- **PROMPT**
Starting at the line that contains "Write a web" and stopping after the line that contains "var legendTitle = 'People in\nhousehold';", copy the lines exactly. Pictures are left out.

Data records
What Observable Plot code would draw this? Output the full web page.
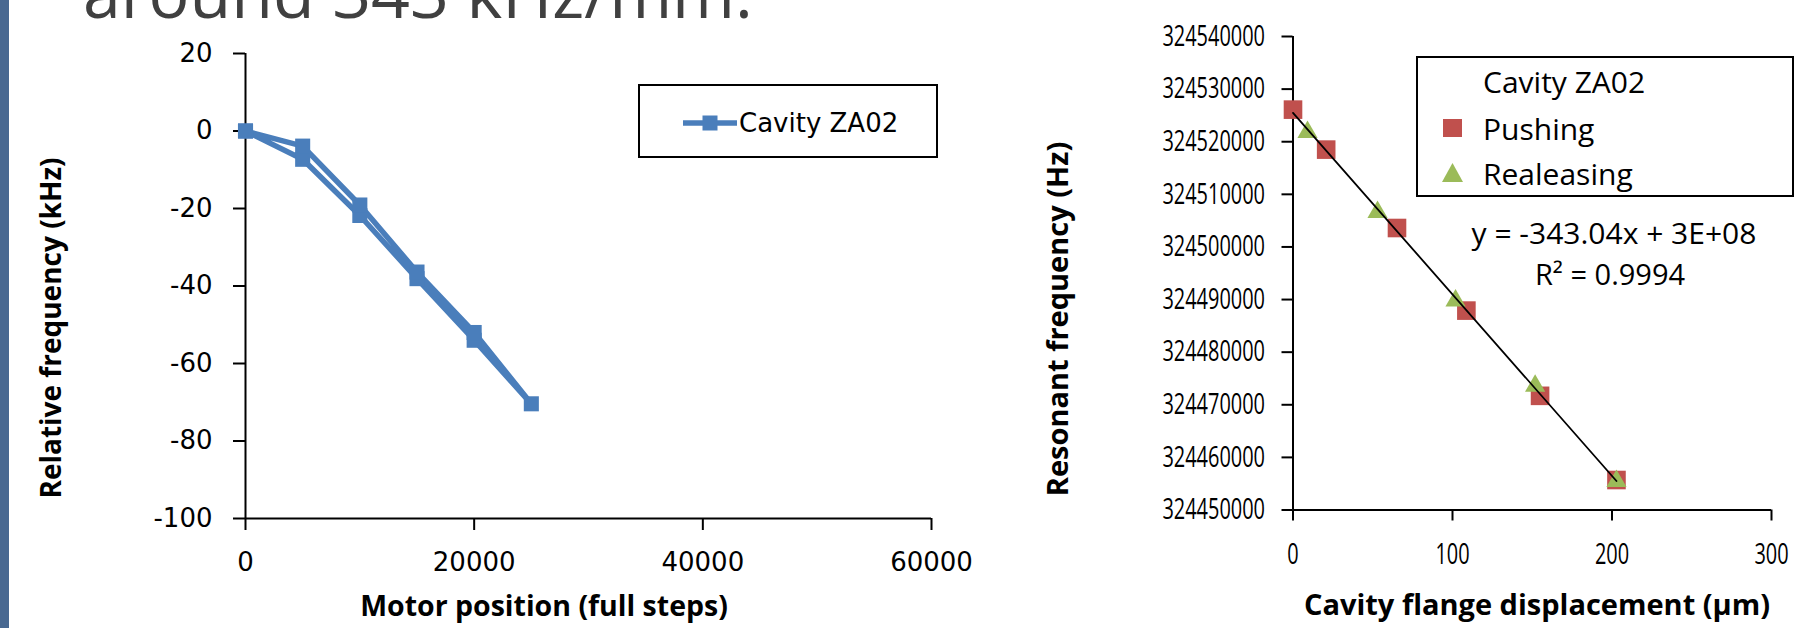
<!DOCTYPE html>
<html>
<head>
<meta charset="utf-8">
<script src="https://cdn.jsdelivr.net/npm/d3@7"></script>
<script src="https://cdn.jsdelivr.net/npm/@observablehq/plot@0.6"></script>
<style>
html, body { margin: 0; padding: 0; background: #fff; }
#root { position: relative; width: 1815px; height: 628px; overflow: hidden; background: #fff; }
#root > svg { position: absolute; top: 0; }
</style>
</head>
<body>
<div id="root"></div>
<script>
// ---------- Left chart data: Cavity ZA02, relative frequency vs motor position ----------
const motorSteps = [0, 5000, 10000, 15000, 20000, 25000, 20000, 15000, 10000, 5000, 0];
const relFreqKHz = [0, -7.3, -21.8, -38.1, -54.0, -70.4, -52.0, -36.4, -19.1, -3.9, 0];
const leftXTicks = [0, 20000, 40000, 60000];
const leftYTicks = [-100, -80, -60, -40, -20, 0, 20];
const leftSeriesName = "Cavity ZA02";

// ---------- Right chart data: resonant frequency vs flange displacement ----------
const pushDisp = [0, 20.8, 65.2, 108.7, 154.9, 202.8];
const pushFreq = [324526100, 324518500, 324503600, 324487900, 324471700, 324455700];
const releaseDisp = [9.1, 53.0, 101.9, 151.8, 202.8];
const releaseFreq = [324521800, 324506600, 324489800, 324473600, 324455500];
const rightXTicks = [0, 100, 200, 300];
const rightYTicks = [324450000, 324460000, 324470000, 324480000, 324490000,
                     324500000, 324510000, 324520000, 324530000, 324540000];
const rightLegendTitle = "Cavity ZA02";
const rightSeriesNames = ["Pushing", "Realeasing"];
const fitEquation = "y = -343.04x + 3E+08";
const fitR2 = "R² = 0.9994";

const slideTitle = "around 343 kHz/mm.";

// colours
const blue = "#4A7EBB", red = "#C0504D", green = "#9BBB59";

const root = document.getElementById("root");

// ---------- Left plot ----------
const leftData = motorSteps.map((x, i) => ({x, y: relFreqKHz[i]}));
const leftFont = "'DejaVu Sans', sans-serif";
const titleFont = "'Open Sans', sans-serif";
const left = Plot.plot({
  width: 960, height: 628,
  marginLeft: 245, marginRight: 29, marginTop: 53, marginBottom: 110,
  x: {domain: [0, 60000]},
  y: {domain: [-100, 20]},
  style: {fontFamily: leftFont, fontSize: "26px", color: "#000", background: "transparent", overflow: "visible"},
  marks: [
    Plot.ruleX([0], {stroke: "#000", strokeWidth: 2}),
    Plot.ruleY([-100], {stroke: "#000", strokeWidth: 2}),
    Plot.axisX({ticks: leftXTicks, tickSize: 12, tickPadding: 22, tickFormat: d => String(d), label: null, strokeWidth: 2, fontSize: 26}),
    Plot.axisY({ticks: leftYTicks, tickSize: 12, tickPadding: 21, tickFormat: d => String(d), label: null, strokeWidth: 2, fontSize: 26}),
    Plot.line(leftData, {x: "x", y: "y", stroke: blue, strokeWidth: 5.5, strokeLinejoin: "round"}),
    Plot.dot(leftData, {x: "x", y: "y", symbol: "square", r: 8.5, fill: blue, stroke: "none"})
  ]
});
left.style.left = "0px";
root.appendChild(left);

// ---------- Right plot ----------
const pushData = pushDisp.map((x, i) => ({x, y: pushFreq[i]}));
const releaseData = releaseDisp.map((x, i) => ({x, y: releaseFreq[i]}));
const allData = pushData.concat(releaseData);
const rightFont = "'Open Sans', sans-serif";
const right = Plot.plot({
  width: 855, height: 628,
  marginLeft: 332.5, marginRight: 44, marginTop: 36, marginBottom: 118.5,
  x: {domain: [0, 300]},
  y: {domain: [324450000, 324540000]},
  style: {fontFamily: rightFont, fontSize: "29px", color: "#000", background: "transparent", overflow: "visible"},
  marks: [
    Plot.ruleX([0], {stroke: "#000", strokeWidth: 2}),
    Plot.ruleY([324450000], {stroke: "#000", strokeWidth: 2}),
    Plot.axisX({ticks: rightXTicks, tickSize: 11, tickPadding: 22, tickFormat: d => String(d), label: null, strokeWidth: 2, fontSize: 29}),
    Plot.axisY({ticks: rightYTicks, tickSize: 11, tickPadding: 17, tickFormat: d3.format("d"), label: null, strokeWidth: 2, fontSize: 29}),
    Plot.dot(pushData, {x: "x", y: "y", symbol: "square", r: 10.5, fill: red, stroke: "none"}),
    Plot.dot(releaseData, {x: "x", y: "y", symbol: "triangle", r: 7.5, fill: green, stroke: "none"}),
    Plot.linearRegressionY(allData, {x: "x", y: "y", stroke: "#000", strokeWidth: 1.8, ci: 0})
  ]
});
right.style.left = "960px";
root.appendChild(right);
// the reference's tick numbers on this panel are set in a condensed face: squeeze the glyphs
d3.select(right).selectAll("g[aria-label='y-axis tick label'] text, g[aria-label='x-axis tick label'] text")
  .each(function() {
    const n = this.textContent.length;
    this.setAttribute("textLength", n * 11.4);
    this.setAttribute("lengthAdjust", "spacingAndGlyphs");
  });

// ---------- Overlay: slide title, axis titles, legends, equation ----------
const svg = d3.select(root).append("svg")
  .attr("width", 1815).attr("height", 628)
  .style("left", "0px").style("pointer-events", "none");

svg.append("rect").attr("x", 0).attr("y", 0).attr("width", 9).attr("height", 628).attr("fill", "#486891");

svg.append("text").attr("x", 83).attr("y", 18)
  .attr("font-family", "'Open Sans', sans-serif").attr("font-size", 68).attr("fill", "#404040")
  .text(slideTitle);

// axis titles
svg.append("text").attr("transform", "translate(50,328) rotate(-90)")
  .attr("text-anchor", "middle").attr("dominant-baseline", "central")
  .attr("font-family", titleFont).attr("font-weight", "bold").attr("font-size", 28)
  .text("Relative frequency (kHz)");
svg.append("text").attr("x", 544).attr("y", 605)
  .attr("text-anchor", "middle").attr("dominant-baseline", "central")
  .attr("font-family", titleFont).attr("font-weight", "bold").attr("font-size", 28.5)
  .text("Motor position (full steps)");
svg.append("text").attr("transform", "translate(1056,319) rotate(-90)")
  .attr("text-anchor", "middle").attr("dominant-baseline", "central")
  .attr("font-family", titleFont).attr("font-weight", "bold").attr("font-size", 29)
  .text("Resonant frequency (Hz)");
svg.append("text").attr("x", 1537).attr("y", 603)
  .attr("text-anchor", "middle").attr("dominant-baseline", "central")
  .attr("font-family", titleFont).attr("font-weight", "bold").attr("font-size", 29)
  .text("Cavity flange displacement (µm)");

// left legend
svg.append("rect").attr("x", 639).attr("y", 85).attr("width", 298).attr("height", 72)
  .attr("fill", "none").attr("stroke", "#000").attr("stroke-width", 2);
svg.append("line").attr("x1", 683).attr("x2", 737).attr("y1", 123).attr("y2", 123)
  .attr("stroke", blue).attr("stroke-width", 5.5);
svg.append("rect").attr("x", 710 - 7.5).attr("y", 123 - 7.5).attr("width", 15).attr("height", 15).attr("fill", blue);
svg.append("text").attr("x", 739).attr("y", 123).attr("dominant-baseline", "central")
  .attr("font-family", leftFont).attr("font-size", 26).text(leftSeriesName);

// right legend
svg.append("rect").attr("x", 1417).attr("y", 57).attr("width", 376).attr("height", 139)
  .attr("fill", "none").attr("stroke", "#000").attr("stroke-width", 2);
const rl = svg.append("g").attr("font-family", rightFont).attr("font-size", 30);
rl.append("text").attr("x", 1483).attr("y", 81).attr("dominant-baseline", "central").text(rightLegendTitle);
rl.append("rect").attr("x", 1443).attr("y", 119).attr("width", 19).attr("height", 18).attr("fill", red);
rl.append("text").attr("x", 1483).attr("y", 128).attr("dominant-baseline", "central").text(rightSeriesNames[0]);
rl.append("path").attr("d", "M1452.5,163 L1463,182 L1442,182 Z").attr("fill", green);
rl.append("text").attr("x", 1483).attr("y", 173).attr("dominant-baseline", "central").text(rightSeriesNames[1]);

// trendline equation
const eq = svg.append("g").attr("font-family", rightFont).attr("font-size", 30).attr("text-anchor", "middle");
eq.append("text").attr("x", 1614).attr("y", 232).attr("dominant-baseline", "central").text(fitEquation);
eq.append("text").attr("x", 1610).attr("y", 273).attr("dominant-baseline", "central").attr("font-size", 29).text(fitR2);
</script>
</body>
</html>
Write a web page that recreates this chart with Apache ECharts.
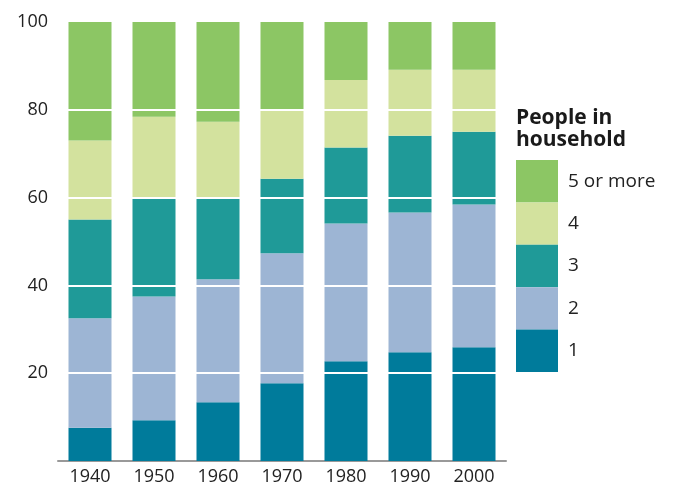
<!DOCTYPE html>
<html>
<head>
<meta charset="utf-8">
<script src="https://cdn.jsdelivr.net/npm/echarts@6/dist/echarts.min.js"></script>
<style>html,body{margin:0;padding:0;background:#fff}#c{width:690px;height:486px}</style>
</head>
<body>
<div id="c"></div>
<script>
var years = ['1940','1950','1960','1970','1980','1990','2000'];
// segment sizes (bottom to top)
var one   = [7.6, 9.3, 13.4, 17.7, 22.7, 24.8, 25.9];
var two   = [24.9, 28.2, 28.0, 29.6, 31.4, 31.8, 32.5];
var three = [22.5, 22.3, 18.6, 17.0, 17.3, 17.5, 16.6];
var four  = [18.0, 18.6, 17.3, 15.9, 15.4, 15.0, 14.1];
var five  = [27.0, 21.6, 22.7, 19.8, 13.2, 10.9, 10.9];
var seriesNames = ['1','2','3','4','5 or more'];
var colors = ['#007b9b','#9db5d4','#1f9a98','#d3e29e','#8cc664'];
var yTicks = [20, 40, 60, 80];
var legendTitle = 'People in\nhousehold';

var font = 'Open Sans';
var datasets = [one, two, three, four, five];
var series = datasets.map(function(d, i){
  var s = {
    name: seriesNames[i], type: 'bar', stack: 'total', data: d, barWidth: 43,
    itemStyle: {color: colors[i]}, emphasis: {disabled: true}
  };
  if (i === datasets.length - 1) {
    s.markLine = {
      silent: true, symbol: 'none', z: 10,
      lineStyle: {color: '#ffffff', width: 2, type: 'solid'},
      label: {show: false},
      data: yTicks.map(function(v){ return {yAxis: v}; })
    };
  }
  return s;
});

var chart = echarts.init(document.getElementById('c'));
chart.setOption({
  animation: false,
  backgroundColor: '#ffffff',
  title: {
    text: legendTitle, left: 511, top: 102, padding: [5,5,5,5],
    textStyle: {fontFamily: font, fontWeight: 'bold', fontSize: 21, lineHeight: 22, color: '#1a1a1a'}
  },
  legend: {
    orient: 'vertical', left: 511, top: 155,
    itemWidth: 42, itemHeight: 42.4, itemGap: 0,
    icon: 'rect',
    data: seriesNames.slice().reverse(),
    textStyle: {fontFamily: font, fontSize: 19, color: '#222', padding: [0,0,0,5]},
    selectedMode: false
  },
  grid: {left: 58, right: 184, top: 22, bottom: 24},
  xAxis: {
    type: 'category', data: years,
    axisLine: {lineStyle: {color: '#999', width: 2}},
    axisTick: {show: false},
    axisLabel: {fontFamily: font, fontSize: 18, color: '#222', margin: 7}
  },
  yAxis: {
    type: 'value', min: 0, max: 100, interval: 20,
    axisLine: {show: false}, axisTick: {show: false},
    splitLine: {show: false},
    axisLabel: {fontFamily: font, fontSize: 18, color: '#222', margin: 10, showMinLabel: false}
  },
  series: series
});
</script>
</body>
</html>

- **FULL RESPONSE**
Write a web page that recreates this chart with Apache ECharts.
<!DOCTYPE html>
<html>
<head>
<meta charset="utf-8">
<script src="https://cdn.jsdelivr.net/npm/echarts@6/dist/echarts.min.js"></script>
<style>html,body{margin:0;padding:0;background:#fff}#c{width:690px;height:486px}</style>
</head>
<body>
<div id="c"></div>
<script>
var years = ['1940','1950','1960','1970','1980','1990','2000'];
// segment sizes (bottom to top)
var one   = [7.6, 9.3, 13.4, 17.7, 22.7, 24.8, 25.9];
var two   = [24.9, 28.2, 28.0, 29.6, 31.4, 31.8, 32.5];
var three = [22.5, 22.3, 18.6, 17.0, 17.3, 17.5, 16.6];
var four  = [18.0, 18.6, 17.3, 15.9, 15.4, 15.0, 14.1];
var five  = [27.0, 21.6, 22.7, 19.8, 13.2, 10.9, 10.9];
var seriesNames = ['1','2','3','4','5 or more'];
var colors = ['#007b9b','#9db5d4','#1f9a98','#d3e29e','#8cc664'];
var yTicks = [20, 40, 60, 80];
var legendTitle = 'People in\nhousehold';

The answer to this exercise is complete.